A plausible implication is that this methodology is likely to expand as scalable quantum annealers mature and more sophisticated approximation schemes are leveraged for extremely large-scale or high-precision problems. In anticipation of future devices with improved error correction, approximate QUBO reformulation provides a pathway for near-term quantum advantage in practical, high-dimensional discrete optimization (Bauza et al., 14 Jan 2024).
7. Limitations, Open Questions, and Comparative Advantages
While systematic QUBO approximation has advantages, several limitations and open issues persist:
- Theoretical guarantees on the optimality gap introduced by a given approximation are problem-dependent; not all domains permit efficient lossless or near-lossless compression.
- For instances requiring exact ground states (vs. high-quality approximations), auxiliary-variable-free models may not suffice.
- Parameterization and tuning (e.g., schedule for penalty reductions, empirical robustness parameters, or annealing time) remain empirical.

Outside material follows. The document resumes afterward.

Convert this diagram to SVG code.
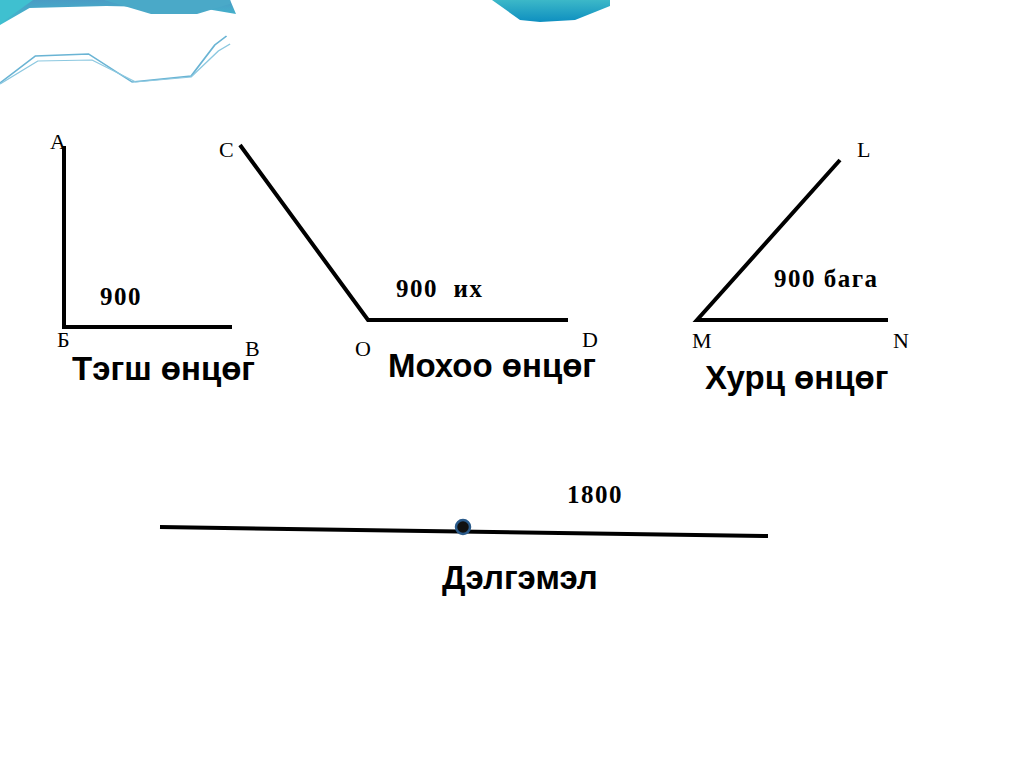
<svg xmlns="http://www.w3.org/2000/svg" width="1024" height="768" viewBox="0 0 1024 768">
<defs>
<linearGradient id="g1" x1="0" y1="0" x2="0" y2="1"><stop offset="0" stop-color="#4a9cc4"/><stop offset="1" stop-color="#3fc0d0"/></linearGradient>
<linearGradient id="g2" x1="0" y1="0" x2="0" y2="1"><stop offset="0" stop-color="#3cb8c8"/><stop offset="1" stop-color="#0e8fc0"/></linearGradient>
</defs>
<style>
.ln{stroke:#000;stroke-width:4;fill:none}
.lb{font-family:"Liberation Serif",serif;font-size:22px;fill:#000}
.n{font-family:"Liberation Serif",serif;font-size:25px;font-weight:bold;fill:#000;letter-spacing:1.5px}
.t{font-family:"Liberation Sans",Arial,sans-serif;font-size:33px;font-weight:bold;fill:#000}
</style>
<rect width="1024" height="768" fill="#fff"/>
<g id="decor">
<g transform="scale(1.18,1)">
<path d="M0,0 H195 L200,14 L170,8 L90,6 L25,8 L0,25 Z" fill="url(#g1)"/>
<path d="M88,0 L128,14 L167,14 L195,4 L195,0 Z" fill="#4aa9c8"/>
<path d="M0,0 L28,0 L0,24 Z" fill="#3fc0d0"/>
<polyline points="0,83 30,56 75,54 112,82 162,76 182,45 192,36" fill="none" stroke="#6ab4d4" stroke-width="1.5"/>
<polyline points="0,84 32,61 78,60 115,82 162,77 185,51 195,44" fill="none" stroke="#8cc8e0" stroke-width="1.2"/>
</g>
<path d="M492,0 L610,0 L610,6 L575,20 L540,22 L520,20 Z" fill="url(#g2)"/>
</g>
<g id="right-angle">
<polyline class="ln" points="64,146 64,327 232,327"/>
<text class="lb" x="50" y="149">А</text>
<text class="lb" x="57" y="347">Б</text>
<text class="lb" x="245" y="356">В</text>
<text class="n" x="100" y="305">900</text>
<text class="t" x="72" y="380">Тэгш өнцөг</text>
</g>
<g id="obtuse-angle">
<polyline class="ln" points="240,145 368,320 568,320"/>
<text class="lb" x="219" y="157">С</text>
<text class="lb" x="355" y="356">О</text>
<text class="lb" x="582" y="347">D</text>
<text class="n" x="396" y="297" xml:space="preserve">900  их</text>
<text class="t" x="388" y="377">Мохоо өнцөг</text>
</g>
<g id="obtuse-angle-end"/>
<g id="acute-angle">
<polyline class="ln" points="840,160 697,320 888,320"/>
<text class="lb" x="857" y="157">L</text>
<text class="lb" x="692" y="348">M</text>
<text class="lb" x="893" y="348">N</text>
<text class="n" x="774" y="287">900 бага</text>
<text class="t" x="705" y="389">Хурц өнцөг</text>
</g>
<g id="straight-angle">
<line class="ln" x1="160" y1="527" x2="768" y2="536"/>
<circle cx="463" cy="527" r="7" fill="#111" stroke="#2a5a8a" stroke-width="2.5"/>
<text class="n" x="567" y="503">1800</text>
<text class="t" x="442" y="589">Дэлгэмэл</text>
</g>
</svg>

- Naive compression or pruning is generally ineffective, as random deletion of QUBO terms disrupts solution structure more than it economizes on resources.
Despite these caveats, systematic, structure-aware approximate QUBO design supported by learning or pattern-based search yields scalable, hardware-compatible, and quantitatively superior performance for a wide variety of quantum annealing tasks under realistic, noisy-device constraints.